Oil Stems Losses in Volatile Trading -- 3rd Update

Crude futures posted a small rebound on Friday, recovering from a sudden 3% fall in Asian trade and following a week of steep losses globally as investors continue to worry about brimming crude inventories.

Even with Friday's rebound, prices have tumbled around 5% this week, putting oil at its lowest levels since late November, when the Organization of the Petroleum Exporting Countries and other big oil producers agreed to cut output for six months. Most of the losses came after data on Wednesday showed a smaller-than-expected fall in U.S. oil inventories and rising production.

Brent crude, the global oil benchmark, rose 0.6% to $48.69 a barrel on London's ICE Futures exchange. On the New York Mercantile Exchange, West Texas Intermediate futures were trading up 0.4% at $45.69 a barrel.

The swift decline in Asia followed an overnight drop of 5% in New York.

The week's gyrations will likely influence OPEC when it meets on May 25 to decide whether it will extend its production cuts.

"The intensity of the latest selloff may have surprised, but will heap pressure on a disheartened OPEC and fuel doubts over its influence on oil market dynamics," said Stephen Brennock at brokerage PVM. The sharp fall in prices will likely boost the cartel's resolve to extend its production cut into the second half of the year, Mr. Brennock added.

The OPEC-led production cuts haven't made as big a dent in global inventories as intended.

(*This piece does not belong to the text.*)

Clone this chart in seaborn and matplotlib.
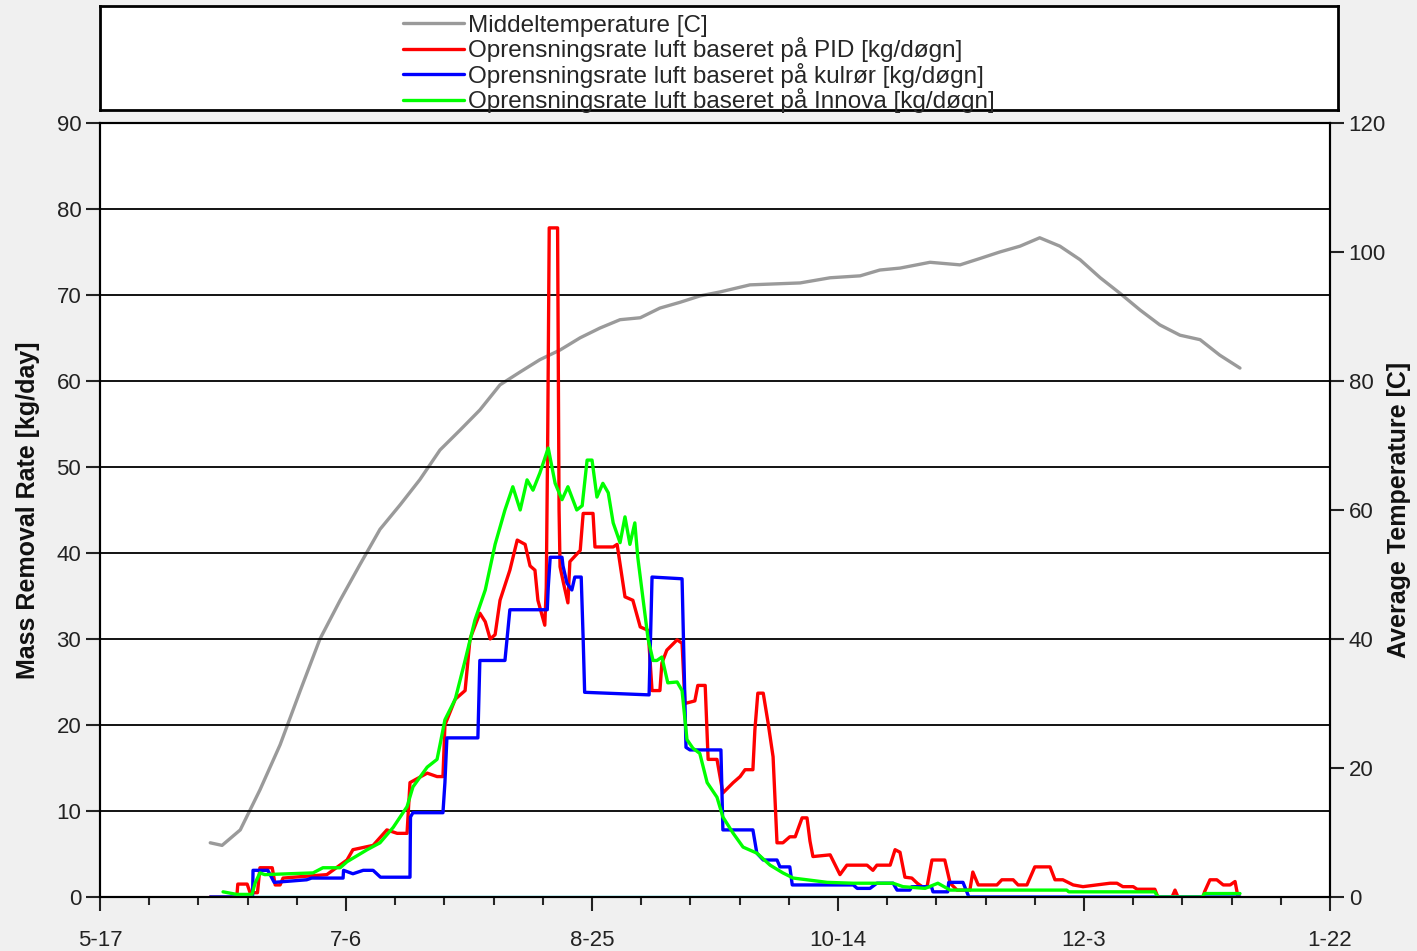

Expectations that production caps will be extended this month also haven't offered much support to prices.

Analysts had expected the cuts to prompt U.S. shale producers to pump more crude, but the rebound in output has surpassed expectations. U.S. production has averaged more than 9 million barrels a day in each of the past 11 weeks.

"OPEC's failure to raise oil prices is fundamentally linked to their failure to bring down petroleum inventories," said analysts at brokerage Bernstein in a note.

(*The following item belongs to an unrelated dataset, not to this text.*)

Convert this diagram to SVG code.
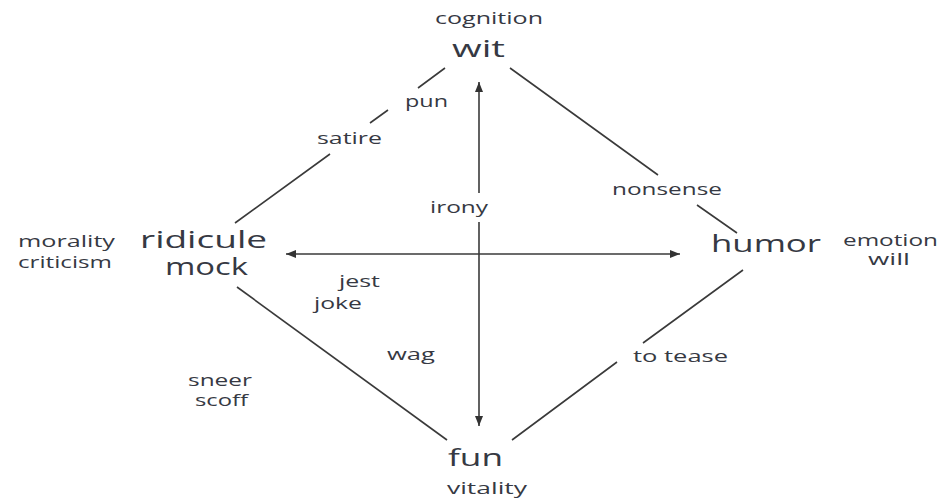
<svg xmlns="http://www.w3.org/2000/svg" width="945" height="498" viewBox="0 0 945 498">
<style>
text{font-family:"Open Sans","Noto Sans","Liberation Sans",sans-serif;fill:#363943}
.big{font-size:24px}
.sm{font-size:15.5px}
.ln{stroke:#3a3a3a;stroke-width:1.6;fill:none}
</style>
<defs>
<marker id="ah" viewBox="0 0 10 8" refX="10" refY="4" markerWidth="10" markerHeight="8" markerUnits="userSpaceOnUse" orient="auto">
<path d="M0,0 L10,4 L0,8 Z" fill="#333"/>
</marker>
</defs>
<rect width="945" height="498" fill="#fff"/>
<g id="connectors">
<path class="ln" d="M445,68 L418,88 M388,110 L370,123 M330,154 L235,223"/>
<path class="ln" d="M510,68 L658,175 M697,205 L737,233"/>
<path class="ln" d="M237,287 L447,440"/>
<path class="ln" d="M743,270 L643,343 M617,362 L512,440"/>
<line class="ln" x1="479" y1="193" x2="479" y2="82" marker-end="url(#ah)"/>
<line class="ln" x1="479" y1="222" x2="479" y2="426" marker-end="url(#ah)"/>
<line class="ln" x1="479" y1="254" x2="286" y2="254" marker-end="url(#ah)"/>
<line class="ln" x1="479" y1="254" x2="680" y2="254" marker-end="url(#ah)"/>
</g>
<g id="wit"><text class="sm" x="435" y="24" textLength="108" lengthAdjust="spacingAndGlyphs">cognition</text><text class="big" x="452" y="57" textLength="53" lengthAdjust="spacingAndGlyphs">wit</text></g>
<g id="ridicule"><text class="big" x="140" y="248" textLength="127" lengthAdjust="spacingAndGlyphs">ridicule</text><text class="big" x="165" y="275" textLength="83" lengthAdjust="spacingAndGlyphs">mock</text><text class="sm" x="18" y="247" textLength="97" lengthAdjust="spacingAndGlyphs">morality</text><text class="sm" x="18" y="268" textLength="94" lengthAdjust="spacingAndGlyphs">criticism</text></g>
<g id="humor"><text class="big" x="711" y="252" textLength="110" lengthAdjust="spacingAndGlyphs">humor</text><text class="sm" x="843" y="246" textLength="95" lengthAdjust="spacingAndGlyphs">emotion</text><text class="sm" x="868" y="265" textLength="42" lengthAdjust="spacingAndGlyphs">will</text></g>
<g id="fun"><text class="big" x="448" y="466" textLength="55" lengthAdjust="spacingAndGlyphs">fun</text><text class="sm" x="447" y="494" textLength="80" lengthAdjust="spacingAndGlyphs">vitality</text></g>
<g id="labels">
<text class="sm" x="405" y="107" textLength="43" lengthAdjust="spacingAndGlyphs">pun</text>
<text class="sm" x="317" y="144" textLength="65" lengthAdjust="spacingAndGlyphs">satire</text>
<text class="sm" x="430" y="213" textLength="58" lengthAdjust="spacingAndGlyphs">irony</text>
<text class="sm" x="612" y="195" textLength="110" lengthAdjust="spacingAndGlyphs">nonsense</text>
<text class="sm" x="339" y="287" textLength="41" lengthAdjust="spacingAndGlyphs">jest</text>
<text class="sm" x="314" y="309" textLength="48" lengthAdjust="spacingAndGlyphs">joke</text>
<text class="sm" x="387" y="360" textLength="48" lengthAdjust="spacingAndGlyphs">wag</text>
<text class="sm" x="188" y="386" textLength="64" lengthAdjust="spacingAndGlyphs">sneer</text>
<text class="sm" x="195" y="406" textLength="53" lengthAdjust="spacingAndGlyphs">scoff</text>
<text class="sm" x="633" y="362" textLength="95" lengthAdjust="spacingAndGlyphs">to tease</text>
</g>
</svg>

The cartel aims to reduce global stockpiles to their five-year average, a goal that is only attainable if the cuts continue, industry insiders say. As such, most believe an extension is a foregone conclusion. The pressing question is for how long and who is on board.

Some analysts argue that those cuts will start showing in the price.

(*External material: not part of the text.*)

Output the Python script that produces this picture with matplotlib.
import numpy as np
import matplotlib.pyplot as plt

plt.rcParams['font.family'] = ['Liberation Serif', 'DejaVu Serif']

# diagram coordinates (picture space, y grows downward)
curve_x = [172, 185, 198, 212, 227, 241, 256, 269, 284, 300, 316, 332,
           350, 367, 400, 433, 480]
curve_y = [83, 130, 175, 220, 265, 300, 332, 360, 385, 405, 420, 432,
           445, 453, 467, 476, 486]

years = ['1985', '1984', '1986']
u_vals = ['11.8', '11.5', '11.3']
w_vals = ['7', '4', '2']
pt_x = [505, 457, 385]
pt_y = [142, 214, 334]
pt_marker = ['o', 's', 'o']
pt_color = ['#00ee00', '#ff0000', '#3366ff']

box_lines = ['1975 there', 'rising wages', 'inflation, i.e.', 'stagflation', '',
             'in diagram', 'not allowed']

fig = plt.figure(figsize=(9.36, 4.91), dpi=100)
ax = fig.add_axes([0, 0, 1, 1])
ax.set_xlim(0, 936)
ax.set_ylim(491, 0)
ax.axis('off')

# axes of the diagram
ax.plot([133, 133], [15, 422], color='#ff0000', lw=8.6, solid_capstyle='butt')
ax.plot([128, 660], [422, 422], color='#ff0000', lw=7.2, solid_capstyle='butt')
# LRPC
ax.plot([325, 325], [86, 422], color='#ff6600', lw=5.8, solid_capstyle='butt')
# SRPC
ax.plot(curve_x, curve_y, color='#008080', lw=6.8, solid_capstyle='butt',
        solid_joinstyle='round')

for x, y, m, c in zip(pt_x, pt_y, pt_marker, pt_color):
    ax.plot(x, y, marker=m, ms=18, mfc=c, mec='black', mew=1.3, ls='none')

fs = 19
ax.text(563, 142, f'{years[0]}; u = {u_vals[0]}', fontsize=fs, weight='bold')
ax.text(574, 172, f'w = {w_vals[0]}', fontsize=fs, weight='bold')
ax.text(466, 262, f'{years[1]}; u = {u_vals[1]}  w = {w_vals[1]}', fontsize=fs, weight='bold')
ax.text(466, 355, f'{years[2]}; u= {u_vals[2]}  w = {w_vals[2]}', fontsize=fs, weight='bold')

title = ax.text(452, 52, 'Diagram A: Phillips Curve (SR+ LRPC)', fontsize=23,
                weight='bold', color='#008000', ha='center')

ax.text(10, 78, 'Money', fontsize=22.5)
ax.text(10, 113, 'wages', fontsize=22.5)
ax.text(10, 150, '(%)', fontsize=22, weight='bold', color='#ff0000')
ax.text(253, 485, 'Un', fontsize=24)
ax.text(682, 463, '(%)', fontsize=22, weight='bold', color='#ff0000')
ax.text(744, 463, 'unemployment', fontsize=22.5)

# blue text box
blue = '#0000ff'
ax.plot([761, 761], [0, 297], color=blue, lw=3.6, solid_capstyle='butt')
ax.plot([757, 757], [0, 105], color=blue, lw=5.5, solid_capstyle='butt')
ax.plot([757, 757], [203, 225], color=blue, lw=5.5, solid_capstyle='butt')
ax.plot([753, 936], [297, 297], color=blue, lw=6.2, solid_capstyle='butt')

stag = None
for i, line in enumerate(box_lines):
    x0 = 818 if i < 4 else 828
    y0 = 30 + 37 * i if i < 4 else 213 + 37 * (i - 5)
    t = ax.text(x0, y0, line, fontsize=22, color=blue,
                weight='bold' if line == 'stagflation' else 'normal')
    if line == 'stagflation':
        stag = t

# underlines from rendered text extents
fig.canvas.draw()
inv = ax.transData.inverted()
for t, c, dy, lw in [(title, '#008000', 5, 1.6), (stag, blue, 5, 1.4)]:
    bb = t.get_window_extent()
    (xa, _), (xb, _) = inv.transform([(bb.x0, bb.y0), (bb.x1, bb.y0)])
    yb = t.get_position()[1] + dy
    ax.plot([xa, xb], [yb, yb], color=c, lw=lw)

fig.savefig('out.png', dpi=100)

Bernstein said investors should be patient because the effects of the cuts will soon materialize. Already, there are signs that stockpiles in developed economies declined in April. Meanwhile, a significant drop in oil exports from OPEC members should also "result in meaningful inventory drawdowns over the coming months," the firm added.

The current rate of cuts, said Citi Futures analyst Tim Evans, is sufficient to result in demand outstripping global output by 1 million barrels a day in the second half of 2017 as seasonal demand picks up.

Nymex reformulated gasoline blendstock--the benchmark gasoline contract--rose 0.4% to $1.49 a gallon. ICE gasoil changed hands at $431.00 a metric ton, up $3.25 from the previous settlement.